Valorizing carbon dioxide via electrochemical reduction on gas‐diffusion electrodes

The electrochemical carbon dioxide (CO2) reduction provides a means to upgrade CO2 into value‐added chemicals. When powered by renewable electricity, CO2 electroreduction holds the promise of chemical manufacturing with carbon neutrality. A commercially relevant CO2 electroreduction process should be highly selective and productive toward desired products, energetically efficient for power conversion, and stable for long‐term operation. To achieve these goals, designing gas‐diffusion catalytic electrodes and prototyping reactors built upon in‐depth understandings of the reaction mechanisms are of paramount importance. In this review, the fundamentals of gas‐diffusion electrodes are briefly presented. Then, the most recent advances in developing high‐performance CO2 reduction using gas‐diffusion electrodes are overviewed.
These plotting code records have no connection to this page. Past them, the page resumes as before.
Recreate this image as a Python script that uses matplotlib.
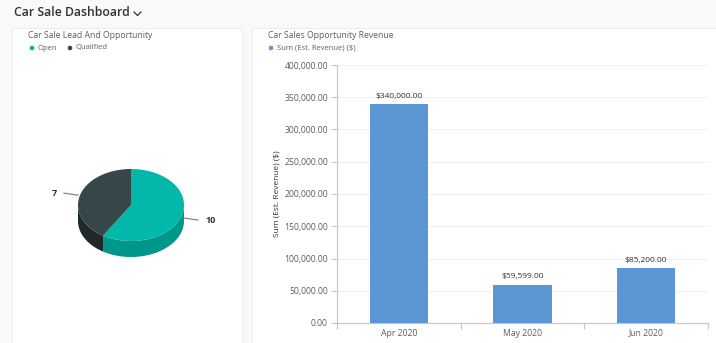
import numpy as np
import matplotlib as mpl
from matplotlib import pyplot as plt
from matplotlib.patches import Rectangle, Polygon, Circle
from matplotlib.lines import Line2D

mpl.rcParams['font.family'] = ['Open Sans', 'DejaVu Sans']

W, H = 716, 343

# pie data
pie_labels = ['Open', 'Qualified']
pie_values = [10, 7]
pie_colors = ['#01b8aa', '#374649']
pie_side_colors = ['#00978b', '#1f292b']

# bar data
months = ['Apr 2020', 'May 2020', 'Jun 2020']
revenue = [340000, 59599, 85200]
bar_color = '#5b97d5'

text_dark = '#323130'
text_grey = '#605e5c'


def draw_pie3d(ax, values, colors, side_colors, cx, cy, rx, ry, depth):
    total = float(sum(values))
    starts = np.cumsum([0] + list(values))[:-1] / total * 360
    spans = np.array(values) / total * 360

    def pt(a, dy=0):
        a = np.radians(a)
        return cx + rx * np.sin(a), cy - ry * np.cos(a) + dy

    # side walls (front half: 90..270 degrees clockwise from top)
    for s, sp, sc in zip(starts, spans, side_colors):
        lo, hi = max(s, 90), min(s + sp, 270)
        if hi <= lo:
            continue
        a = np.linspace(lo, hi, 60)
        x, y = pt(a)
        xb, yb = pt(a[::-1], depth)
        ax.add_patch(Polygon(np.column_stack([np.r_[x, xb], np.r_[y, yb]]),
                             closed=True, facecolor=sc, edgecolor='none', zorder=2))
    # top faces
    for s, sp, c in zip(starts, spans, colors):
        a = np.linspace(s, s + sp, 120)
        x, y = pt(a)
        ax.add_patch(Polygon(np.column_stack([np.r_[cx, x], np.r_[cy, y]]),
                             closed=True, facecolor=c, edgecolor='none', zorder=3))
    # labels with leader lines
    for s, sp, v in zip(starts, spans, values):
        mid = s + sp / 2
        x0, y0 = pt(mid)
        front = -np.cos(np.radians(mid)) > 0
        if front:
            y0 += depth * 0.2
        sign = 1 if np.sin(np.radians(mid)) > 0 else -1
        x1, y1 = x0 + sign * 16, y0 + 2 * sign
        ax.plot([x0 + sign * 2, x1], [y0, y1], color='#8a8886', lw=0.9, zorder=4)
        ax.text(x1 + sign * 7, y1 + 0.5, str(v), ha='left' if sign > 0 else 'right',
                va='center', fontsize=6.5, fontweight='bold', color=text_dark)


fig = plt.figure(figsize=(W / 100, H / 100), dpi=100)
fig.patch.set_facecolor('#faf9f8')

# background axes in pixel coordinates
bg = fig.add_axes([0, 0, 1, 1])
bg.set_xlim(0, W)
bg.set_ylim(H, 0)
bg.axis('off')

bg.add_patch(Rectangle((12, 28), 230, 330, facecolor='white', edgecolor='#edebe9', lw=0.6))
bg.add_patch(Rectangle((252, 28), 470, 330, facecolor='white', edgecolor='#edebe9', lw=0.6))

bg.text(14, 13, 'Car Sale Dashboard', fontsize=8.8, fontweight='semibold',
        color=text_dark, va='center', ha='left')
bg.add_line(Line2D([134, 137.5, 141], [12, 15.5, 12], color=text_dark, lw=0.9))

bg.text(28, 35, 'Car Sale Lead And Opportunity', fontsize=6.2, color=text_grey,
        va='center', ha='left')
lx = 32
for lab, col in zip(pie_labels, pie_colors):
    bg.add_patch(Circle((lx, 48), 2.3, facecolor=col, edgecolor='none'))
    t = bg.text(lx + 6, 48, lab, fontsize=5.5, color=text_grey, va='center', ha='left')
    lx += 38

bg.text(268, 35, 'Car Sales Opportunity Revenue', fontsize=6.2, color=text_grey,
        va='center', ha='left')
bg.add_patch(Circle((271, 48), 2.3, facecolor=bar_color, edgecolor='none'))
bg.text(277, 48, 'Sum (Est. Revenue) ($)', fontsize=5.5, color=text_grey,
        va='center', ha='left')

draw_pie3d(bg, pie_values, pie_colors, pie_side_colors, 131, 205, 53, 36, 16)

# bar chart
ax = fig.add_axes([337 / W, 1 - 323 / H, (708 - 337) / W, (323 - 65) / H])
x = np.arange(len(months))
bars = ax.bar(x, revenue, width=0.47, color=bar_color, zorder=3)
ax.set_xlim(-0.5, len(months) - 0.5)
ax.set_ylim(0, 400000)
ax.set_yticks(np.arange(0, 400001, 50000))
ax.set_yticklabels(['{:,.2f}'.format(v) for v in np.arange(0, 400001, 50000)])
ax.set_xticks(np.arange(len(months) + 1) - 0.5)
ax.set_xticklabels([])
ax.set_xticks(x, minor=True)
ax.set_xticklabels(months, minor=True)
ax.tick_params(axis='x', which='major', length=4.5, color='#c8c6c4', width=0.8)
ax.tick_params(axis='x', which='minor', length=0, pad=4, labelsize=6.2, labelcolor=text_grey)
ax.tick_params(axis='y', length=4.5, color='#c8c6c4', width=0.8, labelsize=6.2,
               labelcolor=text_grey, pad=2)
ax.grid(axis='y', color='#f0efee', lw=0.7, zorder=0)
for side in ['top', 'right']:
    ax.spines[side].set_visible(False)
for side in ['left', 'bottom']:
    ax.spines[side].set_color('#c8c6c4')
    ax.spines[side].set_linewidth(0.8)
ax.spines['left'].set_bounds(-8000, 400000)
ax.set_ylabel('Sum (Est. Revenue) ($)', fontsize=6, color=text_dark, labelpad=3)
ax.set_facecolor('none')
for b, v in zip(bars, revenue):
    ax.annotate('${:,.2f}'.format(v), (b.get_x() + b.get_width() / 2, v),
                xytext=(0, 3), textcoords='offset points', ha='center', va='bottom',
                fontsize=6, color=text_dark)
ax.spines['left'].set_clip_on(False)

fig.savefig('out.png', dpi=100, facecolor=fig.get_facecolor())
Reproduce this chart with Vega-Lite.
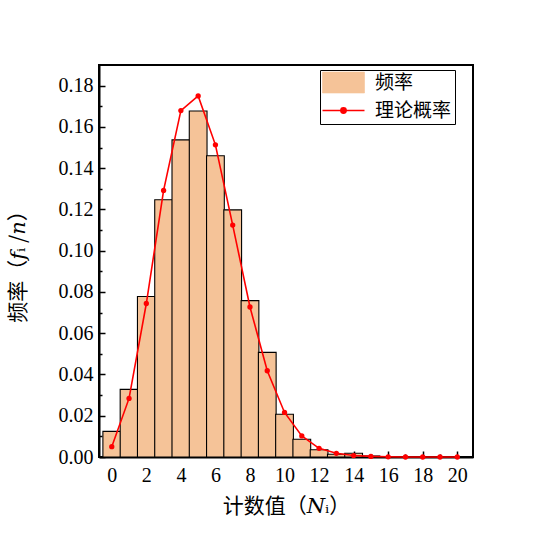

Reactor engineering aiming at enhancing productivity, energy efficiency, CO2 single‐pass utilization, and operating lifetime is further discussed. Challenges in developing CO2 electroreduction systems are included. The prospects for advancing CO2 electroreduction toward practical applications are also narrated. This review overviews the most recent progress of CO2 electroreduction using gas‐diffusion electrodes. The fundamentals of gas‐diffusion electrodes were first elucidated. Achievements in commercially relevant gas‐diffusion‐electrode‐based CO2 electroreduction were then summarized. Newly emerged reactor designs were introduced. Challenges and the future of CO2 electroreduction were discussed, of which the focus covers the carbonate issue and energy consumption.